Se pensa que vamos a meio da refeição, engana-se. Agora é que vai começar. O menu de degustação arranca com raia de Aveiro, servida numa cama de espinafres. Diogo Rocha deixa por momentos a cozinha para nos apresentar o prato que se segue: cachaço de bacalhau da Islândia, com nove meses de cura, uma seleção especial feita propositadamente para o Mesa de Lemos a pedido do chef.

Segue-se o peixe galo acompanhado de uma açorda de míscaros e couve de Bruxelas cultivada na quinta. O único momento dedicado à carne é cabrito da Serra do Caramulo acompanhado de cenoura, também da quinta, e salada de alface.

Acabados os pratos principais, começamos a caminhar para o fim a refeição com uma pré-sobremesa de gelado de requeijão da Serra da Estrela, com ananás dos Açores e kiwi. Fechamos com um doce à base de banana da Madeira, servido numa cerâmica que faz jus ao nome.

Restaurante Mesa de Lemos

Quinta de Lemos

Passos de Silgueiros, Viseu

Contactos: tel. 961 158 503; e-mail reservas@mesadelemos.com

Entre pratos, o chef Diogo Rocha abeira-se das mesas, para perceber se está tudo conforme. No final da refeição, volta a fazer a mesma ronda, demorando-se na conversa. Talvez seja esta uma das grandes vantagens de haver um restaurante deste gabarito fora da loucura da cidade: há tempo para se fazer, para se estar, para deixar acontecer.

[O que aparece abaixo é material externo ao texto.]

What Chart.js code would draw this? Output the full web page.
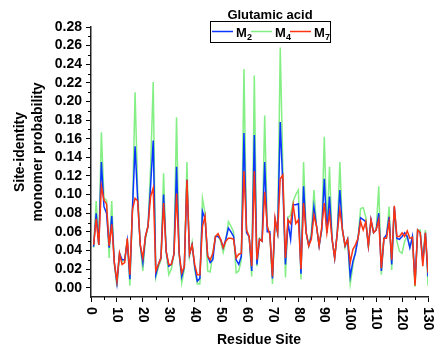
<!DOCTYPE html>
<html>
<head>
<meta charset="utf-8">
<script src="https://cdn.jsdelivr.net/npm/chart.js@4.4.0/dist/chart.umd.min.js"></script>
<style>
  html, body { margin: 0; padding: 0; background: #fff; }
</style>
</head>
<body>
<canvas id="myChart" width="434" height="347"></canvas>
<script>
// residue sites 1..130
const sites = Array.from({ length: 130 }, (_, i) => i + 1);

const m2 = [
  0.044, 0.080, 0.046, 0.135, 0.087, 0.080, 0.043, 0.077, 0.027, 0.005,
  0.037, 0.030, 0.030, 0.050, 0.009, 0.085, 0.152, 0.095, 0.046, 0.027,
  0.055, 0.066, 0.110, 0.158, 0.014, 0.025, 0.032, 0.100, 0.039, 0.023,
  0.025, 0.036, 0.130, 0.037, 0.012, 0.023, 0.116, 0.036, 0.046, 0.023,
  0.007, 0.010, 0.082, 0.074, 0.034, 0.027, 0.030, 0.055, 0.055, 0.052,
  0.043, 0.052, 0.064, 0.060, 0.055, 0.030, 0.025, 0.034, 0.166, 0.059,
  0.055, 0.018, 0.164, 0.025, 0.052, 0.050, 0.135, 0.060, 0.060, 0.010,
  0.073, 0.059, 0.178, 0.110, 0.025, 0.070, 0.052, 0.089, 0.089, 0.090,
  0.015, 0.109, 0.059, 0.045, 0.055, 0.087, 0.066, 0.045, 0.062, 0.117,
  0.059, 0.098, 0.052, 0.032, 0.059, 0.105, 0.062, 0.045, 0.052, 0.012,
  0.028, 0.037, 0.053, 0.075, 0.073, 0.071, 0.045, 0.073, 0.059, 0.062,
  0.080, 0.018, 0.053, 0.057, 0.076, 0.025, 0.087, 0.053, 0.052, 0.055,
  0.059, 0.055, 0.043, 0.055, 0.005, 0.062, 0.059, 0.027, 0.059, 0.012
];

const m4 = [
  0.043, 0.093, 0.046, 0.167, 0.096, 0.094, 0.032, 0.093, 0.025, 0.001,
  0.035, 0.028, 0.030, 0.052, 0.002, 0.084, 0.210, 0.105, 0.045, 0.018,
  0.052, 0.066, 0.130, 0.221, 0.011, 0.022, 0.030, 0.123, 0.038, 0.014,
  0.020, 0.036, 0.183, 0.037, 0.005, 0.020, 0.135, 0.034, 0.049, 0.020,
  0.004, 0.004, 0.096, 0.080, 0.018, 0.017, 0.037, 0.055, 0.057, 0.050,
  0.038, 0.050, 0.071, 0.066, 0.060, 0.016, 0.018, 0.030, 0.235, 0.062,
  0.055, 0.012, 0.228, 0.023, 0.053, 0.050, 0.185, 0.066, 0.057, 0.004,
  0.071, 0.059, 0.258, 0.130, 0.011, 0.075, 0.078, 0.093, 0.100, 0.105,
  0.009, 0.135, 0.059, 0.045, 0.059, 0.105, 0.066, 0.045, 0.062, 0.162,
  0.059, 0.130, 0.052, 0.032, 0.059, 0.135, 0.062, 0.043, 0.052, 0.004,
  0.023, 0.040, 0.053, 0.085, 0.086, 0.076, 0.043, 0.071, 0.059, 0.062,
  0.109, 0.014, 0.053, 0.055, 0.087, 0.019, 0.085, 0.050, 0.039, 0.037,
  0.050, 0.055, 0.043, 0.052, 0.001, 0.062, 0.062, 0.030, 0.062, 0.002
];

const m7 = [
  0.046, 0.074, 0.046, 0.109, 0.094, 0.090, 0.045, 0.068, 0.027, 0.007,
  0.037, 0.025, 0.027, 0.053, 0.014, 0.084, 0.096, 0.093, 0.046, 0.032,
  0.055, 0.066, 0.098, 0.107, 0.018, 0.025, 0.032, 0.091, 0.039, 0.025,
  0.025, 0.036, 0.101, 0.037, 0.016, 0.023, 0.116, 0.036, 0.046, 0.025,
  0.014, 0.014, 0.066, 0.077, 0.034, 0.030, 0.037, 0.055, 0.058, 0.052,
  0.043, 0.050, 0.053, 0.053, 0.052, 0.032, 0.036, 0.037, 0.125, 0.062,
  0.055, 0.023, 0.125, 0.030, 0.052, 0.050, 0.103, 0.066, 0.057, 0.012,
  0.075, 0.059, 0.117, 0.121, 0.032, 0.073, 0.069, 0.089, 0.069, 0.073,
  0.020, 0.091, 0.059, 0.045, 0.052, 0.078, 0.066, 0.045, 0.065, 0.091,
  0.059, 0.080, 0.052, 0.032, 0.059, 0.084, 0.062, 0.045, 0.052, 0.027,
  0.041, 0.046, 0.053, 0.071, 0.062, 0.071, 0.045, 0.073, 0.059, 0.062,
  0.073, 0.021, 0.053, 0.053, 0.071, 0.030, 0.088, 0.055, 0.055, 0.059,
  0.055, 0.061, 0.053, 0.054, 0.002, 0.062, 0.059, 0.023, 0.059, 0.016
];

const seriesNames = ['M2', 'M4', 'M7'];
const seriesColors = ['#0a36ff', '#84ef84', '#ff3512'];
const xTicks = [0, 10, 20, 30, 40, 50, 60, 70, 80, 90, 100, 110, 120, 130];
const yTicks = [0, 0.02, 0.04, 0.06, 0.08, 0.10, 0.12, 0.14, 0.16, 0.18, 0.20, 0.22, 0.24, 0.26, 0.28];
const legendTitle = 'Glutamic acid';
const xTitle = 'Residue Site';
const yTitle = ['Site-identity', 'monomer probability'];

const FONT = "'Liberation Sans', Arial, sans-serif";

function toPoints(values) {
  return values.map((v, i) => ({ x: sites[i], y: v }));
}

// minor ticks, rotated x labels, titles and the boxed legend
const decorPlugin = {
  id: 'decor',
  afterDraw(chart) {
    const ctx = chart.ctx;
    const xs = chart.scales.x;
    const ys = chart.scales.y;
    const area = chart.chartArea;
    ctx.save();
    ctx.strokeStyle = '#000';
    ctx.lineWidth = 1;

    // minor ticks
    for (let i = 0; i < xTicks.length - 1; i++) {
      const px = Math.round(xs.getPixelForValue((xTicks[i] + xTicks[i + 1]) / 2)) + 0.5;
      ctx.beginPath();
      ctx.moveTo(px, area.bottom);
      ctx.lineTo(px, area.bottom + 3);
      ctx.stroke();
    }
    for (let i = 0; i < yTicks.length - 1; i++) {
      const py = Math.round(ys.getPixelForValue((yTicks[i] + yTicks[i + 1]) / 2)) + 0.5;
      ctx.beginPath();
      ctx.moveTo(area.left, py);
      ctx.lineTo(area.left - 3, py);
      ctx.stroke();
    }

    // x tick labels, turned clockwise
    ctx.fillStyle = '#000';
    ctx.font = 'bold 14px ' + FONT;
    ctx.textAlign = 'left';
    ctx.textBaseline = 'middle';
    xTicks.forEach(v => {
      const px = xs.getPixelForValue(v);
      ctx.save();
      ctx.translate(px, area.bottom + 10);
      ctx.rotate(Math.PI / 2);
      ctx.fillText(String(v), 0, 0);
      ctx.restore();
    });

    // axis titles
    ctx.font = 'bold 14px ' + FONT;
    ctx.textAlign = 'center';
    ctx.textBaseline = 'middle';
    ctx.fillText(xTitle, 259, 340);
    const cy = 152;
    yTitle.forEach((line, i) => {
      ctx.save();
      ctx.translate(20 + i * 18, cy);
      ctx.rotate(-Math.PI / 2);
      ctx.fillText(line, 0, 0);
      ctx.restore();
    });

    // legend
    ctx.font = 'bold 13px ' + FONT;
    ctx.textAlign = 'center';
    ctx.textBaseline = 'alphabetic';
    ctx.fillText(legendTitle, 270, 19);
    ctx.fillStyle = '#fff';
    ctx.fillRect(210.5, 21.5, 120, 21);
    ctx.strokeStyle = '#000';
    ctx.lineWidth = 1;
    ctx.strokeRect(210.5, 21.5, 120, 21);
    ctx.textAlign = 'left';
    seriesNames.forEach((name, i) => {
      const x0 = 212 + i * 39;
      ctx.strokeStyle = seriesColors[i];
      ctx.lineWidth = 1.5;
      ctx.beginPath();
      ctx.moveTo(x0, 31.5);
      ctx.lineTo(x0 + 21, 31.5);
      ctx.stroke();
      ctx.fillStyle = '#000';
      ctx.font = 'bold 13px ' + FONT;
      ctx.fillText(name[0], x0 + 24, 36.5);
      ctx.font = 'bold 9px ' + FONT;
      ctx.fillText(name.slice(1), x0 + 35, 39.5);
    });
    ctx.restore();
  }
};

const ctx = document.getElementById('myChart').getContext('2d');
const myChart = new Chart(ctx, {
  type: 'line',
  data: {
    datasets: [
      { label: seriesNames[0], data: toPoints(m2), borderColor: seriesColors[0], order: 1 },
      { label: seriesNames[1], data: toPoints(m4), borderColor: seriesColors[1], order: 2 },
      { label: seriesNames[2], data: toPoints(m7), borderColor: seriesColors[2], order: 0 }
    ]
  },
  options: {
    responsive: false,
    animation: false,
    devicePixelRatio: 1,
    elements: {
      line: { borderWidth: 1.5, tension: 0, fill: false },
      point: { radius: 0 }
    },
    layout: { padding: { top: 27, right: 6, left: 0, bottom: 0 } },
    plugins: {
      legend: { display: false },
      tooltip: { enabled: false }
    },
    scales: {
      x: {
        type: 'linear',
        min: 0,
        max: 130,
        afterBuildTicks: s => { s.ticks = xTicks.map(v => ({ value: v })); },
        afterFit: s => { s.height = 50; },
        ticks: { display: false, autoSkip: false },
        grid: { display: true, drawOnChartArea: false, drawTicks: true, tickLength: 5, color: '#000', lineWidth: 1 },
        border: { display: true, color: '#222', width: 1.5 }
      },
      y: {
        type: 'linear',
        min: -0.01,
        max: 0.28,
        afterBuildTicks: s => { s.ticks = yTicks.map(v => ({ value: v })); },
        afterFit: s => { s.width = 91; },
        ticks: {
          color: '#000',
          padding: 4,
          autoSkip: false,
          font: { family: FONT, size: 14, weight: 'bold' },
          callback: v => Number(v).toFixed(2)
        },
        grid: { display: true, drawOnChartArea: false, drawTicks: true, tickLength: 5, color: '#000', lineWidth: 1 },
        border: { display: true, color: '#222', width: 1.5 }
      }
    }
  },
  plugins: [decorPlugin]
});
</script>
</body>
</html>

Diogo Rocha senta-se connosco à mesa, a conversa flui. Falamos do restaurante, da filosofia da empresa, de alimentação e de produtos. “Há uma coisa que fazemos: não discutimos preço”, afirma. “Se é difícil ir buscar percebes às Berlengas, eles não têm de ser baratos. As pessoas arriscam mesmo a vida”, evidencia. A noite vai longa, é hora de dar por terminada a refeição. E que refeição.

O SAPO Lifestyle esteve no Mesa de Lemos a convite do restaurante.